Call#: Van Pelt Library PN1995.62 .L4 2001
This book deals with Joseph Breen, head of the Production Code Administration, his interpretation and strict adherence to the Production Code, and the effect it had on the film industry at the time. The Production Code was a set of guidleines governing the production and content of motion pictures, spelling out what was and was not considered morally acceptable in film. Adopted in 1930, it began to be enforced in 1934 by Breen, and this changed the way film looked. Risque material, including toilet humor, sexual explicitness and gratuitous violence, was often cut from films. Breen’s approach to film directly conficted with that of screenwriters and directors. He “tended toward the literal…and he had a dollars-and-cents approach to the movies: they were more entertainment than art.”
Jeff and Simmons point out that it is for this reason that Wyler worried Breen, for Breen perceived him to be “a new kind of Hollywood filmmaker, independent, uncompromising and fiercly committed to cinema as an art form.” Wyler resented the Code and saw it as an impediment to making mature, realistic films that deal with examine adult themes. Wyler’s original ending to The Best Years of Our Lives as an ambiguous one, with Fred (Dana Andrews) frustrated and disillusioned, wandering alone among the old planes in the airfield. Due to Samuel Goldwyn’s, the producer, insistence, it was changed to a more positive ending, with Fred finding love and hope, and this change was heavily supported by Breen.

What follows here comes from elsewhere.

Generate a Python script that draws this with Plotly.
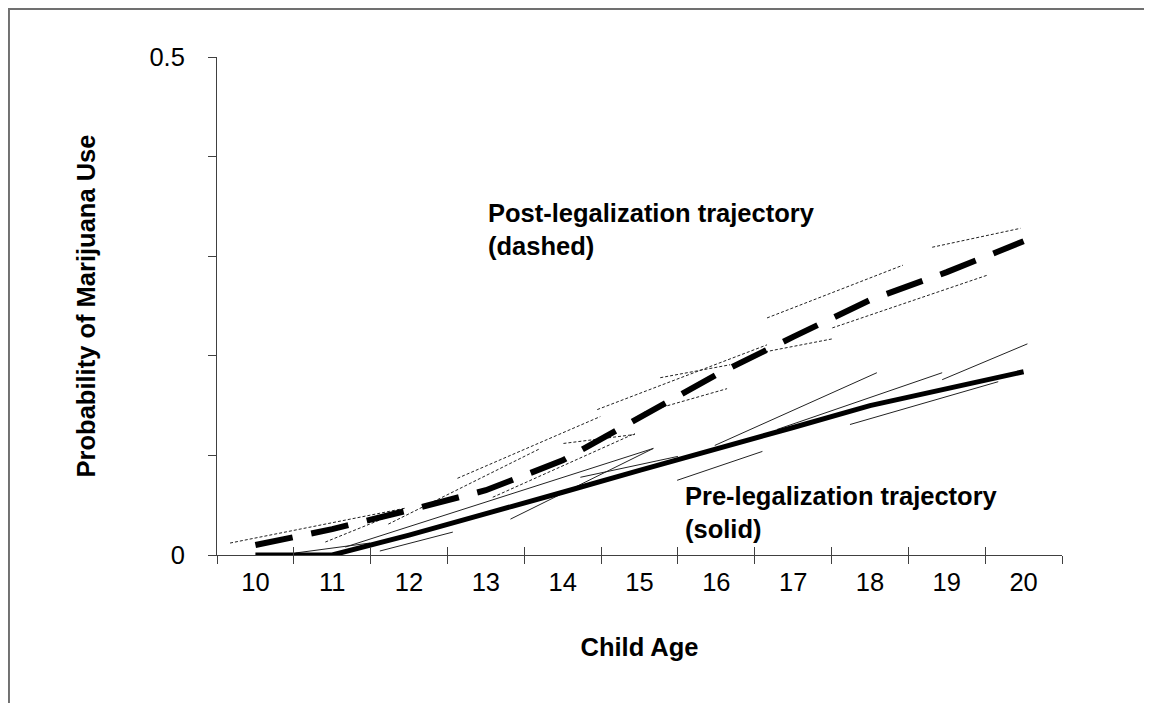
import plotly.graph_objects as go

# ---------------- data ----------------
ages = [10, 11, 12, 13, 14, 15, 16, 17, 18, 19, 20]
age_labels = ["10", "11", "12", "13", "14", "15", "16", "17", "18", "19", "20"]
post_trajectory = [0.010, 0.026, 0.045, 0.065, 0.095, 0.138, 0.181, 0.219, 0.256, 0.284, 0.315]
pre_trajectory = [0.000, 0.000, 0.020, 0.041, 0.063, 0.085, 0.106, 0.128, 0.150, 0.167, 0.184]

# thin cohort segments (post-legalization, dotted)
post_seg_age_start = [9.67, 10.91, 11.73, 12.63, 13.09, 14.01, 14.45, 15.05, 15.27, 16.66, 17.51, 16.57, 18.81]
post_seg_age_end = [11.95, 11.71, 13.71, 14.49, 14.94, 14.94, 16.66, 16.14, 16.18, 18.43, 19.53, 17.51, 19.96]
post_seg_prob_start = [0.012, 0.013, 0.031, 0.077, 0.058, 0.112, 0.146, 0.143, 0.178, 0.238, 0.228, 0.203, 0.309]
post_seg_prob_end = [0.047, 0.038, 0.107, 0.139, 0.122, 0.121, 0.211, 0.167, 0.191, 0.291, 0.281, 0.217, 0.328]

# thin cohort segments (pre-legalization, solid)
pre_seg_age_start = [10.52, 11.62, 11.17, 13.32, 14.23, 15.49, 15.98, 16.79, 17.74, 18.94]
pre_seg_age_end = [11.49, 12.57, 15.18, 15.18, 15.50, 16.60, 18.09, 18.94, 19.67, 20.05]
pre_seg_prob_start = [0.002, 0.004, 0.008, 0.036, 0.078, 0.075, 0.110, 0.126, 0.131, 0.176]
pre_seg_prob_end = [0.012, 0.023, 0.107, 0.107, 0.099, 0.104, 0.183, 0.183, 0.174, 0.212]

y_tick_values = [0, 0.1, 0.2, 0.3, 0.4, 0.5]
y_tick_labels = ["0", "", "", "", "", "0.5"]
boundaries = [9.5 + i for i in range(12)]

FONT = "Liberation Sans, Arial, sans-serif"
FS = 25.5


def segments(a0, a1, p0, p1):
    xs, ys = [], []
    for xa, xb, ya, yb in zip(a0, a1, p0, p1):
        xs += [xa, xb, None]
        ys += [ya, yb, None]
    return xs, ys


fig = go.Figure()

px, py = segments(pre_seg_age_start, pre_seg_age_end, pre_seg_prob_start, pre_seg_prob_end)
fig.add_trace(go.Scatter(x=px, y=py, mode="lines",
                         line=dict(color="#222222", width=1),
                         showlegend=False, hoverinfo="skip"))

qx, qy = segments(post_seg_age_start, post_seg_age_end, post_seg_prob_start, post_seg_prob_end)
fig.add_trace(go.Scatter(x=qx, y=qy, mode="lines",
                         line=dict(color="#222222", width=1, dash="3px,2px"),
                         showlegend=False, hoverinfo="skip"))

fig.add_trace(go.Scatter(x=ages, y=pre_trajectory, mode="lines",
                         line=dict(color="black", width=5),
                         showlegend=False, hoverinfo="skip"))

fig.add_trace(go.Scatter(x=ages, y=post_trajectory, mode="lines",
                         line=dict(color="black", width=6, dash="38px,19px"),
                         showlegend=False, hoverinfo="skip"))

# empty trace so the overlay axis (inner tick halves) is drawn
fig.add_trace(go.Scatter(x=[None], y=[None], xaxis="x2", mode="lines",
                         showlegend=False, hoverinfo="skip"))

axis_color = "#404040"

fig.update_layout(
    width=1144, height=695,
    margin=dict(l=209, r=90, t=49, b=148),
    paper_bgcolor="white", plot_bgcolor="white",
    font=dict(family=FONT, size=FS, color="black"),
    xaxis=dict(
        range=[9.5, 20.5],
        tickmode="array", tickvals=ages, ticktext=age_labels,
        ticks="", showgrid=False, zeroline=False,
        showline=True, linecolor=axis_color, linewidth=1,
        tickfont=dict(size=FS, family=FONT, color="black"),
        ticklabelstandoff=4,
        minor=dict(tickmode="array", tickvals=boundaries, ticks="outside",
                   ticklen=8, tickwidth=1, tickcolor=axis_color, showgrid=False),
        title=dict(text="<b>Child Age</b>", font=dict(size=FS, family=FONT, color="black"),
                   standoff=43),
    ),
    xaxis2=dict(
        range=[9.5, 20.5], overlaying="x", anchor="y", side="bottom",
        tickmode="array", tickvals=boundaries, ticks="inside", ticklen=8,
        tickwidth=1, tickcolor=axis_color, showticklabels=False,
        showgrid=False, zeroline=False, showline=False,
    ),
    yaxis=dict(
        range=[0, 0.5],
        tickmode="array", tickvals=y_tick_values, ticktext=y_tick_labels,
        ticks="outside", ticklen=8, tickwidth=1, tickcolor=axis_color,
        showgrid=False, zeroline=False,
        showline=True, linecolor=axis_color, linewidth=1,
        tickfont=dict(size=FS, family=FONT, color="black"),
        ticklabelstandoff=18,
        title=dict(text="<b>Probability of Marijuana Use</b>",
                   font=dict(size=FS, family=FONT, color="black"), standoff=46),
    ),
    annotations=[
        dict(x=13.0, y=0.327, xref="x", yref="y", xanchor="left", yanchor="middle",
             align="left", showarrow=False,
             text="<b>Post-legalization trajectory<br>(dashed)</b>",
             font=dict(size=FS, family=FONT, color="black")),
        dict(x=15.57, y=0.043, xref="x", yref="y", xanchor="left", yanchor="middle",
             align="left", showarrow=False,
             text="<b>Pre-legalization trajectory<br>(solid)</b>",
             font=dict(size=FS, family=FONT, color="black")),
    ],
    shapes=[
        dict(type="rect", xref="paper", yref="paper",
             x0=-0.2462, x1=1.1041, y0=-0.4, y1=1.0964,
             line=dict(color="#707070", width=2), fillcolor="rgba(0,0,0,0)", layer="below"),
    ],
)

fig.write_html("out.html")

Though the ending still has an ambiguous sense of openness (it leaves one feeling that though the protagonists have found momentary relief and happiness, but real life will continue), the information in this book demonstrates the limitations of the time period on creative expression. Even though the movie deals with adult themes such as alcoholism and adultery, it does so in a somewhat subtle manner, and even the message of the film conveyed by the film was altered due to standards of the the time. Depsite all this, however, the The Best Years of Our Lives is still a powerful and moving film, a testament to its expressiveness and timelessness.